Шрифт:
Закладка:
Германский император, согласно конституции, имел полное право уволить имперского канцлера и даже не должен был объяснять почему. Никто не внес в закрепление этого положение большего вклада, чем Бисмарк, который, как сказал лорд Роузбери, подорвался на собственной мине. Внутреннему положению Германии не был нанесен ущерб исчезновением Бисмарка. Он дожил до времени, которого не понимал и которому больше не мог ничего дать. Вопрос лишь в том, мог ли он с более существенными преимуществами уйти раньше. Иностранные дела – другой вопрос, и, что касается в особенности Договора перестраховки, баланс преимуществ оценить трудно. Но ответственность за решение не возобновлять договор лежит все же в первую очередь на Каприви и министерстве иностранных дел, а не на кайзере, который в этом деле решил последовать за своими конституционными советниками. Даже если предположить, что решение было верным, не может быть никаких сомнений в том, что к нему пришли неверным путем. Будь Вильгельм мудрее и опытнее, он настоял бы, чтобы столь важное решение отложили до тех пор, пока его новая команда не обретет почву под ногами. Также он должен был добиться, чтобы до принятия решения были тщательно рассмотрены все причины, побудившие Бисмарка заключить договор. Доводы для критики Вильгельма лежат не в высоких спорных областях политики, а в том, что на первый взгляд представляется мелкими деталями. Это, в свою очередь, часть цены, заплаченной Германией за Бисмарка. Пока окончательные решения принимал он, процедурные проблемы едва ли имели значение, а когда его не стало, преемники растерялись. Ничто из сделанного Каприви не привело Бисмарка в такую ярость, как срубленные старые деревья в саду канцелярии. Но новая поросль не могла расти под их сенью.
Глава 6
Новый хозяин
Мир быстро заметил, что самая приметная черта кайзера – усы, но никто не понял, что это только маска. Усы агрессивно рвались вверх, как на портретах Веласкеса (любимый художник отца кайзера), и казались неестественными. Герр Габи, придворный брадобрей, должен был являться во дворец каждое утро ровно в семь часов, а также сопровождать хозяина во время всех государственных визитов, чтобы водворять усы в нужное положение. Можно надеяться, что он получил компенсацию за труды в виде отличных продаж его косметического средства для бороды. Как и было предусмотрено, свирепо топорщившиеся усы отвлекали внимание от чувствительного интеллигентного лица. Вильгельм напомнил принцу Гогенлоэ его деда Альберта – голосом и серьезными манерами. Его речь была четкой и отрывистой, с намеком на ворчание. Она стала ровной и безжизненной после операции на горле, которую он перенес в 1903 году. Его жесты были резкими и энергичными, смех громким.

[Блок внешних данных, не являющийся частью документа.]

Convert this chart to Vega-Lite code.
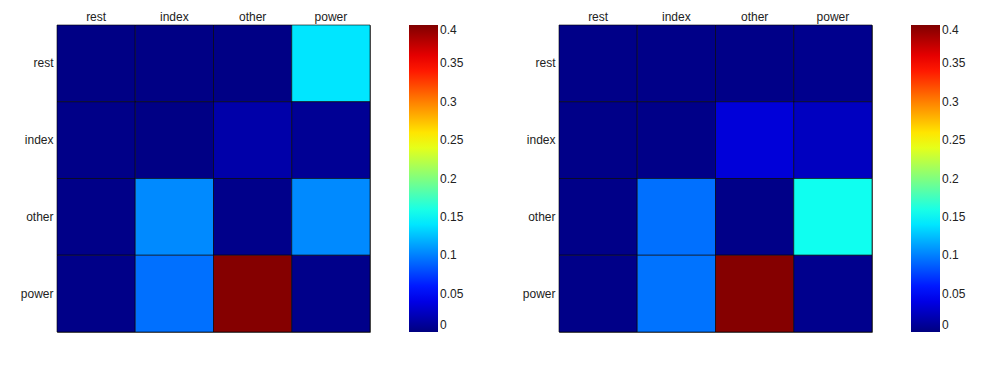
{
  "$schema": "https://vega.github.io/schema/vega-lite/v6.json",
  "padding": {"left": 19, "top": 9, "right": 5, "bottom": 5},
  "background": "white",
  "datasets": {
    "left": [
      {"row": "rest", "col": "rest", "value": 0.002},
      {"row": "rest", "col": "index", "value": 0.002},
      {"row": "rest", "col": "other", "value": 0.002},
      {"row": "rest", "col": "power", "value": 0.14},
      {"row": "index", "col": "rest", "value": 0.003},
      {"row": "index", "col": "index", "value": 0.002},
      {"row": "index", "col": "other", "value": 0.016},
      {"row": "index", "col": "power", "value": 0.008},
      {"row": "other", "col": "rest", "value": 0.003},
      {"row": "other", "col": "index", "value": 0.104},
      {"row": "other", "col": "other", "value": 0.004},
      {"row": "other", "col": "power", "value": 0.104},
      {"row": "power", "col": "rest", "value": 0.003},
      {"row": "power", "col": "index", "value": 0.094},
      {"row": "power", "col": "other", "value": 0.398},
      {"row": "power", "col": "power", "value": 0.004}
    ],
    "right": [
      {"row": "rest", "col": "rest", "value": 0.003},
      {"row": "rest", "col": "index", "value": 0.003},
      {"row": "rest", "col": "other", "value": 0.003},
      {"row": "rest", "col": "power", "value": 0.005},
      {"row": "index", "col": "rest", "value": 0.003},
      {"row": "index", "col": "index", "value": 0.003},
      {"row": "index", "col": "other", "value": 0.035},
      {"row": "index", "col": "power", "value": 0.025},
      {"row": "other", "col": "rest", "value": 0.003},
      {"row": "other", "col": "index", "value": 0.094},
      {"row": "other", "col": "other", "value": 0.003},
      {"row": "other", "col": "power", "value": 0.156},
      {"row": "power", "col": "rest", "value": 0.003},
      {"row": "power", "col": "index", "value": 0.095},
      {"row": "power", "col": "other", "value": 0.398},
      {"row": "power", "col": "power", "value": 0.005}
    ]
  },
  "config": {
    "view": {"stroke": "#666", "strokeWidth": 1},
    "font": "Liberation Sans",
    "axis": {"labelFont": "Liberation Sans", "labelFontSize": 12, "labelColor": "#222", "ticks": false, "domain": false, "grid": false, "title": null},
    "legend": {"labelFont": "Liberation Sans", "labelFontSize": 12, "labelColor": "#222"},
    "concat": {"spacing": 56}
  },
  "resolve": {"scale": {"color": "independent"}, "legend": {"color": "independent"}},
  "hconcat": [
    {
      "width": 313,
      "height": 307,
      "data": {"name": "left"},
      "mark": {"type": "rect", "stroke": "#000", "strokeWidth": 1, "strokeOpacity": 0.6},
      "encoding": {
        "x": {"field": "col", "type": "nominal", "sort": ["rest", "index", "other", "power"], "axis": {"orient": "top", "labelAngle": 0, "labelPadding": 2}},
        "y": {"field": "row", "type": "nominal", "sort": ["rest", "index", "other", "power"], "axis": {"labelPadding": 4}},
        "color": {
          "field": "value", "type": "quantitative",
          "scale": {"type": "linear", "domain": [0, 0.05, 0.15, 0.25, 0.35, 0.4], "range": ["#000080", "#0000ff", "#00ffff", "#ffff00", "#ff0000", "#800000"], "interpolate": "rgb"},
          "legend": {"title": null, "orient": "right", "offset": 39, "type": "gradient", "direction": "vertical", "gradientLength": 307, "gradientThickness": 29, "gradientStrokeColor": "#666", "values": [0, 0.05, 0.1, 0.15, 0.2, 0.25, 0.3, 0.35, 0.4], "format": ".2~f", "labelOverlap": false, "labelOffset": 2}
        }
      }
    },
    {
      "width": 313,
      "height": 307,
      "data": {"name": "right"},
      "mark": {"type": "rect", "stroke": "#000", "strokeWidth": 1, "strokeOpacity": 0.6},
      "encoding": {
        "x": {"field": "col", "type": "nominal", "sort": ["rest", "index", "other", "power"], "axis": {"orient": "top", "labelAngle": 0, "labelPadding": 2}},
        "y": {"field": "row", "type": "nominal", "sort": ["rest", "index", "other", "power"], "axis": {"labelPadding": 4}},
        "color": {
          "field": "value", "type": "quantitative",
          "scale": {"type": "linear", "domain": [0, 0.05, 0.15, 0.25, 0.35, 0.4], "range": ["#000080", "#0000ff", "#00ffff", "#ffff00", "#ff0000", "#800000"], "interpolate": "rgb"},
          "legend": {"title": null, "orient": "right", "offset": 39, "type": "gradient", "direction": "vertical", "gradientLength": 307, "gradientThickness": 29, "gradientStrokeColor": "#666", "values": [0, 0.05, 0.1, 0.15, 0.2, 0.25, 0.3, 0.35, 0.4], "format": ".2~f", "labelOverlap": false, "labelOffset": 2}
        }
      }
    }
  ]
}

«Если он смеялся, а делал он это часто, то смеялся абсолютно непринужденно, запрокинув голову, открыв рот и содрогаясь всем телом. Он часто топал ногой, желая показать, что наслаждается шуткой. На его лице отражались все владевшие им эмоции. Он использовал несколько странные жесты, к примеру, постоянно тряс указательным пальцем правой руки перед лицом человека, которого старался в чем-то убедить. Иногда он медленно покачивался, переваливаясь с носков на пятки, или тряс ногой».
У него были светлые кудрявые волосы, которые начали седеть, когда кайзеру было около пятидесяти, и светлая кожа лица, которую, полагают, он унаследовал от русской прабабушки, с толстым носом и толстыми красными губами. У него были хорошие зубы, правда желтые, и, благодаря американским дантистам, хорошо сохранившиеся. Но больше всего внимания привлекали его глаза – холодные и серые в покое, но моментально вспыхивавшие весельем или интересом и тогда становившиеся синими, как море.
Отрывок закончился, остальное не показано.